Pentecost is one of the Christian feasts, celebrated on the fiftieth day after Easter Sunday. It commemorates the descent of the Holy Spirit upon the Apostles and other followers of Jesus.
Pentecost is also called Whitsun, Whitsunday, or Whit Sunday in the United Kingdom and other English-speaking areas.
For most Christians, Pentecost represents the birthday of the Church, signified by the descent of the Holy Spirit.
The events took place on the day of the Pentecost, in Jerusalem, at 09:00 (“the third hour of the day,” according to Jewish timekeeping). The community of Christ’s disciples, approximately 120 people, was gathered “into an upper room” in a building that Tradition locates on Mount Zion. The Tradition also says that it was the same room where Jesus ate His Last Supper. The events are very well described in Acts 2:1-4:
“And when the day of Pentecost was fully come, they were all with one accord in one place.
And suddenly there came a sound from heaven as of a rushing mighty wind, and it filled all the house where they were sitting.
And there appeared unto them cloven tongues like as of fire, and it sat upon each of them.
And they were all filled with the Holy Ghost, and began to speak with other tongues, as the Spirit gave them utterance.”
According to the Book of Acts, the experience of the Pentecost was noticed by all in the large crowd, causing confusion and inspiring awe:
“When they heard this sound, a crowd came together in bewilderment, because each one heard them speaking in his own language…. Then how is it that each of us hears them in his own native language? …Amazed and perplexed, they asked one another, “What does this mean?”” Acts 2:6-12
Then the Apostle Peter, standing with the eleven other apostles, spoke to the crowd. He explained that these strange events had been predicted by the prophet Joel, and that Jesus’ resurrection from the dead and exaltation to heaven had been prophesied by David. Peter then exhorted his listeners to turn to Christ. When Peter was asked what people should do, he responded by saying “Repent, and be baptized every one of you in the name of Jesus Christ for the forgiveness of sins, and ye shall receive the gift of the Holy Ghost.” The Bible suggests that about three thousand responded to Peter’s sermon.
Customs for celebrating Pentecost
In Italy, it was customary to scatter rose petals from the ceiling of the churches to recall the miracle of the fiery tongues. The Italian name Pascha rossa comes from the red colors of the vestments used on Pentecost.
In France, it was customary to blow trumpets during Divine service, to recall the sound of the mighty wind that accompanied the Descent of the Holy Spirit.
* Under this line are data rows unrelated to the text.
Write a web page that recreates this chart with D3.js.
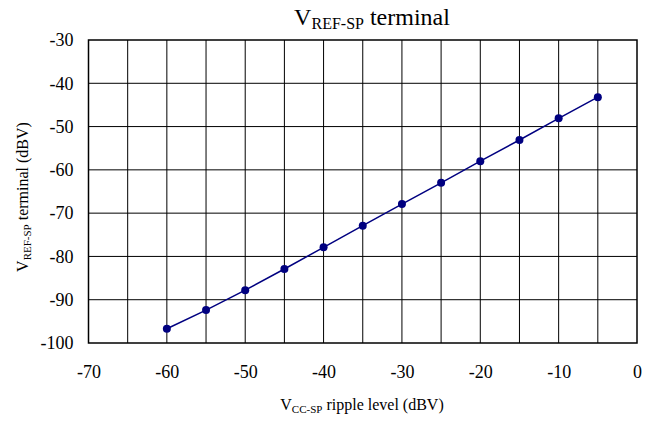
<!DOCTYPE html>
<html><head><meta charset="utf-8">
<script src="https://cdn.jsdelivr.net/npm/d3@7"></script>
<style>body{margin:0;background:#fff;} svg text{font-family:"Liberation Serif","Times New Roman",serif !important;}</style>
</head><body>
<svg id="c" width="649" height="421"></svg>
<script>
const xValues = [-60, -55, -50, -45, -40, -35, -30, -25, -20, -15, -10, -5];
const yValues = [-96.7, -92.4, -87.8, -82.9, -77.9, -72.9, -67.9, -63.0, -58.0, -53.1, -48.1, -43.2];
const xTicks = [-70, -60, -50, -40, -30, -20, -10, 0];
const xGrid = [-65, -60, -55, -50, -45, -40, -35, -30, -25, -20, -15, -10, -5];
const yTicks = [-100, -90, -80, -70, -60, -50, -40, -30];

const svg = d3.select("#c");
const L = 88.5, R = 637, T = 40, B = 343;
const x = d3.scaleLinear().domain([-70, 0]).range([L, R]);
const y = d3.scaleLinear().domain([-100, -30]).range([B, T]);
const fmt = d => String(d);

// grid
svg.append("g").selectAll("line").data(xGrid).join("line")
  .attr("x1", d => x(d)).attr("x2", d => x(d)).attr("y1", T).attr("y2", B)
  .attr("stroke", "#000").attr("stroke-width", 1);
svg.append("g").selectAll("line").data(yTicks.slice(1, -1)).join("line")
  .attr("x1", L).attr("x2", R).attr("y1", d => y(d)).attr("y2", d => y(d))
  .attr("stroke", "#000").attr("stroke-width", 1);
svg.append("rect").attr("x", L).attr("y", T).attr("width", R - L).attr("height", B - T)
  .attr("fill", "none").attr("stroke", "#000").attr("stroke-width", 1.5);

// axes
const xAxis = d3.axisBottom(x).tickValues(xTicks).tickFormat(fmt).tickSize(0).tickPadding(0);
const gx = svg.append("g").attr("transform", `translate(0,${B})`).call(xAxis)
  .attr("font-family", null).attr("font-size", null);
gx.select(".domain").remove();
gx.selectAll("text").attr("dy", null).attr("y", 35).style("font-size", "18px").attr("fill", "#000");

const yAxis = d3.axisLeft(y).tickValues(yTicks).tickFormat(fmt).tickSize(0).tickPadding(15);
const gy = svg.append("g").attr("transform", `translate(${L},0)`).call(yAxis)
  .attr("font-family", null).attr("font-size", null);
gy.select(".domain").remove();
gy.selectAll("text").style("font-size", "18px").attr("fill", "#000");

// line + markers
const line = d3.line().x((d, i) => x(xValues[i])).y(d => y(d));
svg.append("path").datum(yValues).attr("d", line)
  .attr("fill", "none").attr("stroke", "#000080").attr("stroke-width", 1.5);
svg.append("g").selectAll("circle").data(yValues).join("circle")
  .attr("cx", (d, i) => x(xValues[i])).attr("cy", d => y(d)).attr("r", 4)
  .attr("fill", "#000080");

// title
const title = svg.append("text").attr("x", 372).attr("y", 25).attr("text-anchor", "middle")
  .style("font-size", "24px").attr("fill", "#000");
title.append("tspan").text("V");
title.append("tspan").style("font-size", "16px").attr("dy", 4).text("REF-SP");
title.append("tspan").attr("dy", -4).text(" terminal");

// x label
const xl = svg.append("text").attr("x", 362).attr("y", 410).attr("text-anchor", "middle")
  .style("font-size", "16px").attr("fill", "#000");
xl.append("tspan").text("V");
xl.append("tspan").style("font-size", "11px").attr("dy", 3).text("CC-SP");
xl.append("tspan").attr("dy", -3).text(" ripple level (dBV)");

// y label
const yl = svg.append("text").attr("transform", `translate(28,197) rotate(-90)`)
  .attr("text-anchor", "middle").style("font-size", "16px").attr("fill", "#000");
yl.append("tspan").text("V");
yl.append("tspan").style("font-size", "11px").attr("dy", 3).text("REF-SP");
yl.append("tspan").attr("dy", -3).text(" terminal (dBV)");
</script>
</body></html>
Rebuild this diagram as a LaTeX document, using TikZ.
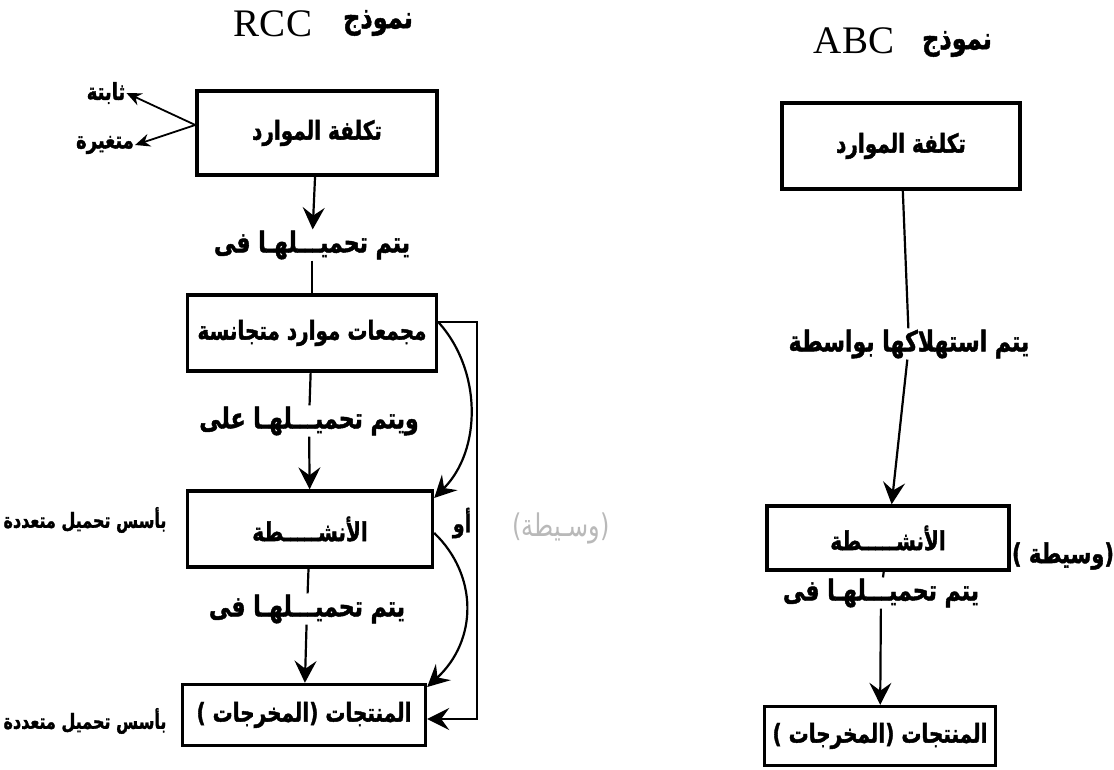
\documentclass[tikz,border=0pt]{standalone}
\usepackage{fontspec}
\usepackage{graphicx}
\usetikzlibrary{arrows.meta}
\TeXXeTstate=1
\newfontfamily\arabicfont[Script=Arabic, BoldFeatures={FakeBold=1.6}]{DejaVu Sans}
\newfontfamily\latinfont{Liberation Serif}
\newcommand{\artxt}[1]{\scalebox{1}[1.3]{\arabicfont\bfseries\beginR #1\endR}}

\begin{document}
\begin{tikzpicture}[x=1pt,y=-1pt]
                        \tikzstyle{box}=[draw, line width=3.4pt, inner sep=0pt, font=\fontsize{20}{24}\selectfont]
                        \tikzstyle{lbl}=[inner sep=1pt, font=\fontsize{22}{26}\selectfont]
                        \tikzstyle{side}=[inner sep=1pt, font=\fontsize{16}{19}\selectfont]
                        \tikzstyle{conn}=[line width=2.2pt]
                        \tikzstyle{arr}=[conn, -{Stealth[length=22pt,width=22pt,inset=8pt]}]
                        \tikzstyle{small arr}=[line width=1.8pt, -{Stealth[length=15pt,width=13pt,inset=5pt]}]
                        \useasboundingbox (0,0) rectangle (1114,770);
                        \node[font=\latinfont\fontsize{39}{40}\selectfont] (rccname) at (273,24) {RCC};
                        \node[font=\fontsize{24}{28}\selectfont] (rccmodel) at (378,23) {\artxt{نموذج}};
                        \node[box, minimum width=240pt, minimum height=84pt] (rccres) at (317,133) {\artxt{تكلفة الموارد}};
                        \node[side, font=\fontsize{18}{21}\selectfont] (fixed) at (106,93) {\artxt{ثابتة}};
                        \node[side, font=\fontsize{18}{21}\selectfont] (var) at (105,145) {\artxt{متغيرة}};
                        \node[lbl] (rccl1) at (312,245) {\artxt{يتم تحميـــلهـا فى}};
                        \node[box, minimum width=249pt, minimum height=76pt] (rccpool) at (312,333) {\artxt{مجمعات موارد متجانسة}};
                        \node[lbl] (rccl2) at (309,421) {\artxt{ويتم تحميـــلهـا على}};
                        \node[box, minimum width=245pt, minimum height=76pt] (rccact) at (310,529) {\artxt{الأنشـــــطة}};
                        \node[lbl] (rccl3) at (307,609) {\artxt{يتم تحميـــلهـا فى}};
                        \node[box, minimum width=243pt, minimum height=61pt] (rccout) at (304,715) {\artxt{المنتجات (المخرجات )}};
                        \node[side] (basis1) at (85,520) {\artxt{بأسس تحميل متعددة}};
                        \node[side] (basis2) at (85,721) {\artxt{بأسس تحميل متعددة}};
                        \node[side, font=\fontsize{19}{22}\selectfont] (orlbl) at (462,523) {\artxt{أو}};
                        \node[lbl, font=\fontsize{24}{28}\selectfont, text=gray!55] (rccmid) at (561,528) {\scalebox{1}[1.3]{\arabicfont\beginR (وسـيطة)\endR}};
                        \coordinate (poolr) at ([yshift=11pt]rccpool.east);
                        \coordinate (bendt) at (477,322);
                        \coordinate (bendb) at (477,719);
                        \draw[small arr] ([yshift=8pt]rccres.west) -- (fixed.east);
                        \draw[small arr] ([yshift=8pt]rccres.west) -- (var.east);
                        \draw[arr] (rccres) -- (rccl1);
                        \draw[conn] (rccl1) -- (rccpool);
                        \draw[conn] (rccpool) -- (rccl2);
                        \draw[arr] (rccl2) -- (rccact);
                        \draw[conn] (rccact) -- (rccl3);
                        \draw[arr] (rccl3) -- (rccout);
                        \draw[arr] (poolr) -- (bendt) -- (bendb) -- (bendb -| rccout.east);
                        \draw[arr] (poolr) .. controls (482,370) and (482,450) .. ([yshift=31pt]rccact.east);
                        \draw[arr] ([yshift=-4pt]rccact.east) .. controls (478,575) and (478,640) .. ([yshift=28pt]rccout.east);
                        \node[font=\latinfont\fontsize{39}{40}\selectfont] (abcname) at (854,41) {ABC};
                        \node[font=\fontsize{24}{28}\selectfont] (abcmodel) at (957,44) {\artxt{نموذج}};
                        \node[box, minimum width=238pt, minimum height=86pt] (abcres) at (901,146) {\artxt{تكلفة الموارد}};
                        \node[lbl] (abcl1) at (909,344) {\artxt{يتم استهلاكها بواسطة}};
                        \node[box, minimum width=242pt, minimum height=64pt] (abcact) at (888,538) {\artxt{الأنشـــــطة}};
                        \node[lbl, font=\fontsize{21}{25}\selectfont] (abcmid) at (1063,556) {\artxt{(وسيطة )}};
                        \node[lbl] (abcl2) at (881,593) {\artxt{يتم تحميـــلهـا فى}};
                        \node[box, minimum width=231pt, minimum height=59pt] (abcout) at (880,736) {\artxt{المنتجات (المخرجات )}};
                        \draw[conn] (abcres) -- (abcl1);
                        \draw[arr] (abcl1) -- (abcact);
                        \draw[conn] (abcact) -- (abcl2);
                        \draw[arr] (abcl2) -- (abcout);
                    \end{tikzpicture}
\end{document}
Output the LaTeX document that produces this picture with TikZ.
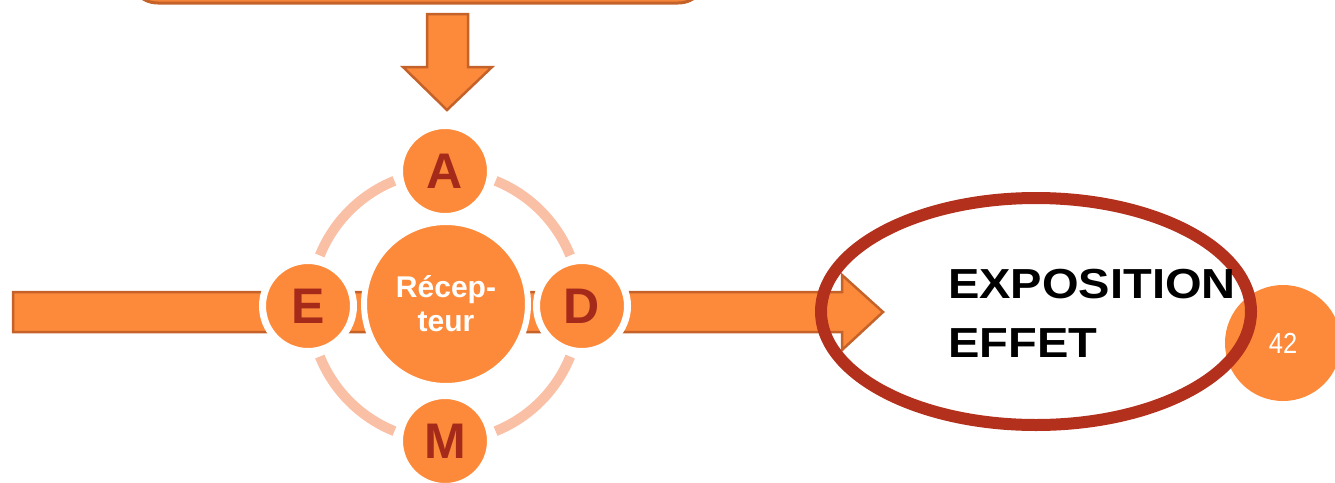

In the United Kingdom, the gentry amused themselves with horse races. Whitsunday remains one of the Scottish term days, at which debts are paid and leases traditionally expire, but this Scottish Whitsunday is now always considered to fall on May 15.
In Poland, Pentecost is called “the Green Holiday,” when people decorate their houses with green branches, which—according to tradition—are said to bring God’s blessing upon the home and the people living in it. Another custom, which is slowly becoming rare, is making processions to the fields, where the crops are blessed.
In Ukraine, Pentecost is called “Green Sunday.” The inside of churches are covered with fresh branches of green deciduous trees. Green branches are also placed on the outside banisters and doors of churches and people also place a green branch on the door of their homes. Clergy and altar boys also wear green vestments as do many in the congregation. Green symbolizes new life and Pentecost is thought to be the birthday of the church.
The following Monday is a holiday in much of Europe. The day is known as Whit Monday in England, Wales, and Ireland, and is also celebrated in Iceland, Norway, Denmark, The Netherlands, Poland, Belgium, parts of Switzerland, Germany, Austria and Hungary.
Date of Pentecost
Pentecost does not fall on the same calendar date every year, yet according to Church tradition, Pentecost is always seven weeks after Easter Sunday; that is to say, 50 days after Easter (inclusive of Easter Day). Said otherwise, it falls on the eighth Sunday, counting Easter Day.
The earliest possible date is May 10, and latest possible date is June 13.